>> START TASK INPUT

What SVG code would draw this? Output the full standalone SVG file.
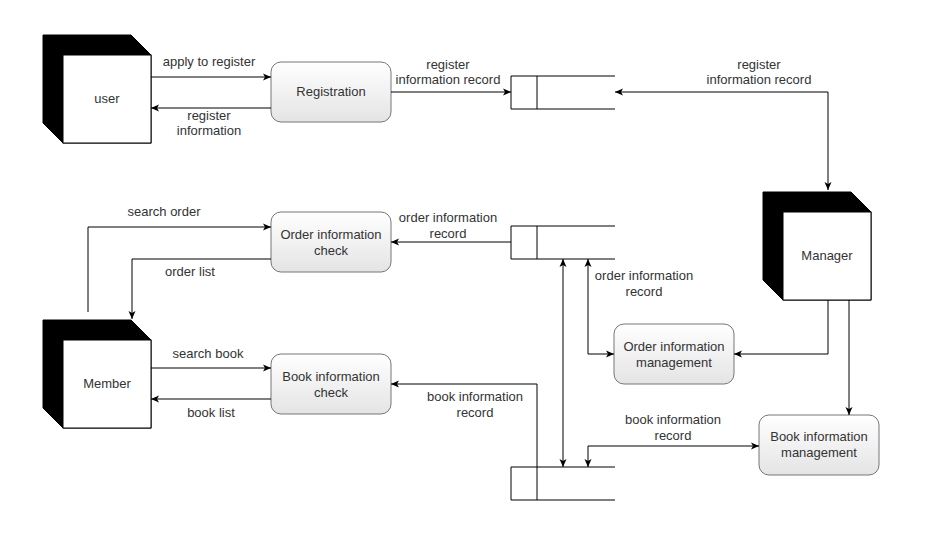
<svg xmlns="http://www.w3.org/2000/svg" width="943" height="550" viewBox="0 0 943 550">
<defs>
<linearGradient id="pg" x1="0" y1="0" x2="0" y2="1">
<stop offset="0" stop-color="#ffffff"/>
<stop offset="1" stop-color="#e4e4e4"/>
</linearGradient>
<marker id="arr" markerUnits="userSpaceOnUse" markerWidth="9" markerHeight="9" viewBox="0 0 9 9" refX="8" refY="4.5" orient="auto-start-reverse">
<path d="M0,1 L8,4.5 L0,8 L2,4.5 Z" fill="#000"/>
</marker>
</defs>
<style>
text{font-family:"Liberation Sans",Arial,sans-serif;font-size:13px;fill:#333;text-anchor:middle}
.proc{fill:url(#pg);stroke:#777;stroke-width:1}
.blk{fill:#000;stroke:#000}
.front{fill:#fff;stroke:#000;stroke-width:1}
.ds{fill:none;stroke:#000;stroke-width:1}
.c{fill:none;stroke:#000;stroke-width:1}
.a{marker-end:url(#arr)}
.b{marker-start:url(#arr);marker-end:url(#arr)}
</style>
<rect width="943" height="550" fill="#fff"/>

<g id="user">
<polygon class="blk" points="43,35 131,35 151,55 151,143 63,143 43,123"/>
<rect class="front" x="63" y="55" width="88" height="88"/>
<text x="107" y="103">user</text>
</g>

<g id="member">
<polygon class="blk" points="43,320 131,320 151,340 151,428 63,428 43,408"/>
<rect class="front" x="63" y="340" width="88" height="88"/>
<text x="107" y="388">Member</text>
</g>

<g id="manager">
<polygon class="blk" points="763,192 851,192 871,212 871,300 783,300 763,280"/>
<rect class="front" x="783" y="212" width="88" height="88"/>
<text x="827" y="260">Manager</text>
</g>

<g id="registration">
<rect class="proc" x="271" y="62" width="120" height="60" rx="10"/>
<text x="331" y="96">Registration</text>
</g>

<g id="order-check">
<rect class="proc" x="271" y="212" width="120" height="60" rx="10"/>
<text x="331" y="239">Order information</text>
<text x="331" y="255">check</text>
</g>

<g id="book-check">
<rect class="proc" x="271" y="354" width="120" height="60" rx="10"/>
<text x="331" y="381">Book information</text>
<text x="331" y="397">check</text>
</g>

<g id="order-mgmt">
<rect class="proc" x="614" y="324" width="120" height="60" rx="10"/>
<text x="674" y="351">Order information</text>
<text x="674" y="367">management</text>
</g>

<g id="book-mgmt">
<rect class="proc" x="759" y="415" width="120" height="60" rx="10"/>
<text x="819" y="441">Book information</text>
<text x="819" y="457">management</text>
</g>

<g id="store-register">
<path class="ds" d="M615,76 H511 V109 H615 M537,76 V109"/>
</g>
<g id="store-order">
<path class="ds" d="M615,226 H511 V259 H615 M537,226 V259"/>
</g>
<g id="store-book">
<path class="ds" d="M615,467 H511 V500 H615 M537,467 V500"/>
</g>

<g id="connectors">
<path class="c a" d="M151,77 H271"/>
<path class="c a" d="M271,108 H151"/>
<path class="c a" d="M391,92 H511"/>
<path class="c b" d="M615,92 H828 V190"/>
<path class="c a" d="M511,242 H391"/>
<path class="c a" d="M271,259 H132 V319"/>
<path class="c a" d="M88,312 V227 H271"/>
<path class="c a" d="M151,368 H271"/>
<path class="c a" d="M271,399 H151"/>
<path class="c a" d="M537,467 V384 H391"/>
<path class="c b" d="M563,259 V467"/>
<path class="c b" d="M588,259 V354 H614"/>
<path class="c a" d="M828,300 V354 H734"/>
<path class="c a" d="M849,300 V415"/>
<path class="c b" d="M588,467 V446 H759"/>
</g>

<g id="labels">
<text x="209" y="66">apply to register</text>
<text x="209" y="120">register</text>
<text x="209" y="135">information</text>
<text x="448" y="69">register</text>
<text x="448" y="84">information record</text>
<text x="759" y="69">register</text>
<text x="759" y="84">information record</text>
<text x="164" y="216">search order</text>
<text x="190" y="276">order list</text>
<text x="448" y="222">order information</text>
<text x="448" y="238">record</text>
<text x="644" y="280">order information</text>
<text x="644" y="296">record</text>
<text x="208" y="358">search book</text>
<text x="211" y="417">book list</text>
<text x="475" y="401">book information</text>
<text x="475" y="417">record</text>
<text x="673" y="424">book information</text>
<text x="673" y="440">record</text>
</g>
</svg>
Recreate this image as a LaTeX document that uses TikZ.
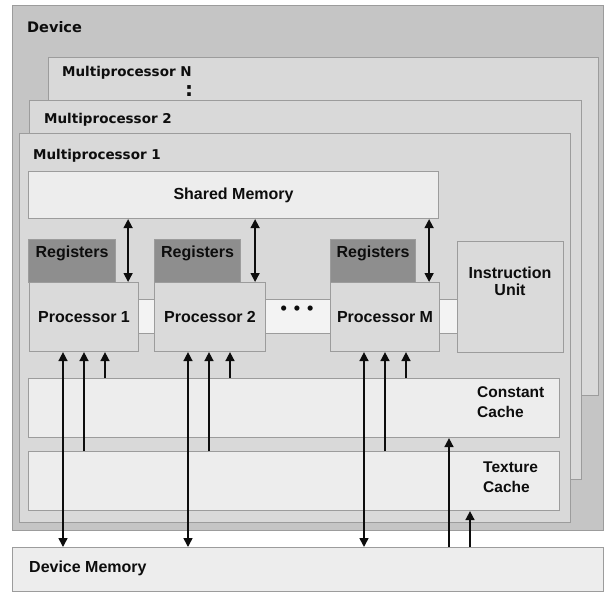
\documentclass[tikz,border=0pt]{standalone}
\usepackage{fontspec}
\setmainfont{Liberation Sans}
\newfontfamily\mpfont{DejaVu Sans}
\usepackage{tikz}
\usetikzlibrary{calc,positioning,arrows.meta}

\definecolor{devgray}{HTML}{C5C5C5}
\definecolor{mpgray}{HTML}{D9D9D9}
\definecolor{light}{HTML}{EDEDED}
\definecolor{barwhite}{HTML}{F3F3F3}
\definecolor{reggray}{HTML}{8E8E8E}
\definecolor{procgray}{HTML}{DADADA}
\definecolor{edge}{HTML}{9C9C9C}
\definecolor{ink}{HTML}{0D0D0D}

\begin{document}
\begin{tikzpicture}[x=1pt,y=-1pt,
  box/.style={draw=edge,line width=1.1pt,inner sep=0pt,anchor=north west},
  mptext/.style={font=\mpfont\bfseries\fontsize{13.5}{16}\selectfont,text=ink,inner sep=0pt,anchor=base west},
  boxtext/.style={font=\bfseries\fontsize{16}{17}\selectfont,text=ink,inner sep=0pt},
  cachetext/.style={font=\bfseries\fontsize{15.5}{20}\selectfont,text=ink,inner sep=0pt,align=left,anchor=west},
  arr/.style={ink,line width=1.6pt,-{Triangle[length=9pt,width=9pt]}},
  dblarr/.style={ink,line width=1.6pt,{Triangle[length=9pt,width=9pt]}-{Triangle[length=9pt,width=9pt]}}]

\fill[white] (0,0) rectangle (607,596);
\useasboundingbox (0,0) rectangle (607,596);

% device and the multiprocessors
\node[box,fill=devgray,minimum width=591pt,minimum height=525pt] (dev) at (12,5) {};
\node[box,fill=mpgray,minimum width=550pt,minimum height=338pt] (mpN) at (48,57) {};
\node[box,fill=mpgray,minimum width=552pt,minimum height=379pt] (mp2) at (29,100) {};
\node[box,fill=mpgray,minimum width=551pt,minimum height=389pt] (mp1) at (19,133) {};

\node[mptext,font=\mpfont\bfseries\fontsize{14.5}{16}\selectfont] (devlbl) at (27,33) {Device};
\node[mptext] (mpNlbl) at (62,77) {Multiprocessor N};
\node[mptext] (mp2lbl) at (44,124) {Multiprocessor 2};
\node[mptext] (mp1lbl) at (33,160) {Multiprocessor 1};
\node[text=ink,inner sep=0pt,font=\mpfont\bfseries\fontsize{20}{20}\selectfont] (vdots) at (189,91) {:};

% shared memory, registers, processors
\node[box,fill=light,minimum width=410pt,minimum height=47pt,boxtext] (shm) at (28,171) {Shared Memory};
\node[box,fill=barwhite,minimum width=319pt,minimum height=34pt] (bar) at (138,299) {};

\foreach \n/\x/\w in {1/28/87,2/154/86,M/330/85}{
  \node[box,fill=reggray,minimum width=\w pt,minimum height=43pt] (reg\n) at (\x,239) {};
  \node[boxtext,anchor=base] (reglbl\n) at ([yshift=-18pt]reg\n.north) {Registers};
}
\foreach \n/\x/\w in {1/29/109,2/154/111,M/330/109}
  \node[box,fill=procgray,minimum width=\w pt,minimum height=69pt,boxtext] (p\n) at (\x,282) {Processor \n};

\node[boxtext,font=\bfseries\fontsize{18}{18}\selectfont] (dots) at (297,310) {•\hspace{7pt}•\hspace{7pt}•};

\node[box,fill=procgray,minimum width=106pt,minimum height=111pt] (iu) at (457,241) {};
\node[boxtext,align=center] (iulbl) at (510,281) {Instruction\\Unit};

% caches and device memory
\node[box,fill=light,minimum width=531pt,minimum height=59pt] (cc) at (28,378) {};
\node[cachetext] (cclbl) at (477,402) {Constant\\Cache};
\node[box,fill=light,minimum width=531pt,minimum height=59pt] (tc) at (28,451) {};
\node[cachetext] (tclbl) at (483,477) {Texture\\Cache};

\node[box,fill=light,minimum width=591pt,minimum height=44pt] (dm) at (12,547) {};
\node[boxtext,anchor=west] (dmlbl) at (29,568) {Device Memory};

% arrows
\foreach \p in {p1,p2,pM}{
  \draw[dblarr] ([xshift=-11pt]\p.north east |- shm.south) -- ([xshift=-11pt]\p.north east);
  \draw[dblarr] ([xshift=34pt]\p.south west) -- ([xshift=34pt]\p.south west |- dm.north);
  \draw[arr] ([xshift=55pt]\p.south west |- tc.north) -- ([xshift=55pt]\p.south west);
  \draw[arr] ([xshift=76pt]\p.south west |- cc.north) -- ([xshift=76pt]\p.south west);
}
\draw[arr] ([xshift=437pt]dm.north west) -- ([xshift=437pt]dm.north west |- cc.south);
\draw[arr] ([xshift=458pt]dm.north west) -- ([xshift=458pt]dm.north west |- tc.south);
\end{tikzpicture}
\end{document}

>> END TASK INPUT

Go through the listing above and locate each line that holds the word "standalone". Copy those lines.

▸ **EXPECTED ANSWER**
What SVG code would draw this? Output the full standalone SVG file.
\documentclass[tikz,border=0pt]{standalone}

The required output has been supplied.